Of course, the Tesla Model X comes with automatic lights and windscreen wipers, so you can just focus on driving.
However, even after we had been in and out of the car a few times in wet clothes, the windows stayed completely mist free, which was very impressive. I can’t think of another car that keeps the air quality inside as stable as this one. This is good to know and made driving in these condition with limited visibility much easier.
We took on some very wet roads with difficult inclines and descents. The Model X coped with all of them and having the ability to raise the ride height at these times meant that the chance of damaging the car was reduced.
The more complicated and difficult roads that I took the Tesla Model X down the more I learnt about what was possible. The Michelin Latitude Sport 3 tyres must take some of the credit for being able to pull a 2.5-tonne vehicle up a slippery road safely, but the motors and electrically-simulated limited slip differential ensure that the car has the grip it needs when the going gets tough.
Inside the car, everything was calm. I was perched on a comfortable heated seat with the temperature in the cabin at exactly 21 degrees Celsius. Outside the wind was blowing, the rain was lashing down and the mist was getting thicker. I felt like I was in the comfort of my armchair. The Model X is definitely the place to be.

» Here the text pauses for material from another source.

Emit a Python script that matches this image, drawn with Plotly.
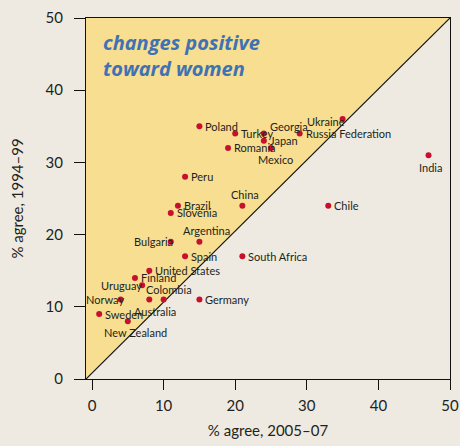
import plotly.graph_objects as go

countries = ["Poland", "Turkey", "Georgia", "Japan", "Mexico", "Romania",
             "Russia Federation", "Ukraine", "Peru", "China", "Chile", "Brazil",
             "Slovenia", "India", "Argentina", "Bulgaria", "Spain", "South Africa",
             "United States", "Finland", "Uruguay", "Norway", "Australia",
             "Colombia", "Germany", "Sweden", "New Zealand"]
agree_2005_07 = [15, 20, 24, 24, 25, 19, 29, 35, 13, 21, 33, 12, 11, 47, 15, 11,
                 13, 21, 8, 6, 7, 4, 8, 10, 15, 1, 5]
agree_1994_99 = [35, 34, 34, 33, 32, 32, 34, 36, 28, 24, 24, 24, 23, 31, 19, 19,
                 17, 17, 15, 14, 13, 11, 11, 11, 11, 9, 8]
tick_values = [0, 10, 20, 30, 40, 50]
x_title = "% agree, 2005–07"
y_title = "% agree, 1994–99"
note_text = "changes positive<br>toward women"

# label placement (style): (xanchor, xshift, yshift)
placement = {
    "Georgia": ("left", 4, 7),
    "Mexico": ("center", 4, -12),
    "China": ("center", 3, 11),
    "India": ("center", 2, -12),
    "Argentina": ("center", 7, 11),
    "Bulgaria": ("right", 4, 0),
    "Uruguay": ("right", 2, 0),
    "Colombia": ("center", 5, 10),
    "Norway": ("right", 5, 0),
    "Australia": ("center", 6, -12),
    "New Zealand": ("center", 8, -11),
    "Ukraine": ("right", 4, -2),
}

BG = "#EEEAE1"
FILL = "#F7DE91"
DOT = "#C8102E"
TXT = "#231F20"
XMIN, XMAX, YMIN, YMAX = -0.84, 50, 0, 50
FONT = "Lato, Liberation Sans, sans-serif"

fig = go.Figure()
# shaded region above the diagonal
fig.add_trace(go.Scatter(x=[XMIN, XMAX, XMIN, XMIN], y=[YMIN, YMAX, YMAX, YMIN],
                         mode="lines", fill="toself", fillcolor=FILL,
                         line=dict(width=0), hoverinfo="skip", showlegend=False))
fig.add_trace(go.Scatter(x=[XMIN, XMAX], y=[YMIN, YMAX], mode="lines",
                         line=dict(color="#111111", width=1.2),
                         hoverinfo="skip", showlegend=False))
fig.add_trace(go.Scatter(x=agree_2005_07, y=agree_1994_99, mode="markers",
                         marker=dict(color=DOT, size=6), text=countries,
                         showlegend=False))

for c, xv, yv in zip(countries, agree_2005_07, agree_1994_99):
    xa, xs, ys = placement.get(c, ("left", 4, 0))
    fig.add_annotation(x=xv, y=yv, text=c, showarrow=False, xanchor=xa,
                       yanchor="middle", xshift=xs, yshift=ys,
                       font=dict(family=FONT, size=11, color=TXT))

fig.add_annotation(x=0.04, y=0.976, xref="paper", yref="paper", text=note_text,
                   showarrow=False, xanchor="left", yanchor="top", align="left",
                   font=dict(family="Open Sans, Lato, sans-serif", size=20,
                             color="#3F72B4", style="italic", weight="bold"))

axis_common = dict(showline=True, linecolor="#111111", linewidth=1.2, mirror=True,
                   ticks="outside", tickcolor="#111111", tickwidth=1.2,
                   showgrid=False, zeroline=False, tickvals=tick_values,
                   automargin=False,
                   tickfont=dict(family=FONT, size=15, color=TXT))

fig.update_xaxes(range=[XMIN, XMAX], ticklen=10, ticklabelstandoff=3,
                 title=dict(text=x_title, standoff=12,
                            font=dict(family=FONT, size=15, color=TXT)),
                 **axis_common)
fig.update_yaxes(range=[YMIN, YMAX], ticklen=11, ticklabelstandoff=8,
                 title=dict(text=y_title, standoff=18,
                            font=dict(family=FONT, size=15, color=TXT)),
                 **axis_common)

fig.update_layout(width=460, height=446, margin=dict(l=86, r=10, t=18, b=67),
                  paper_bgcolor=BG, plot_bgcolor=BG, showlegend=False)

fig.write_html("out.html", config={"displayModeBar": False},
               post_script="document.body.style.margin='0px';")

These pictures look a little eerie, like a lone car in the wilderness. The picture below was taken at the top of a mountain road, where the car managed everything you would expect of a combustion engine AWD SUV and more. It did it without any drama, in not very pleasant conditions. Even after all the inclines, there was still enough battery life to travel a good distance. We were also within range of superchargers if we wanted to return home there and then. You’re not as limited as people make out with electric cars and hopefully this article will start to open people’s minds on the subject.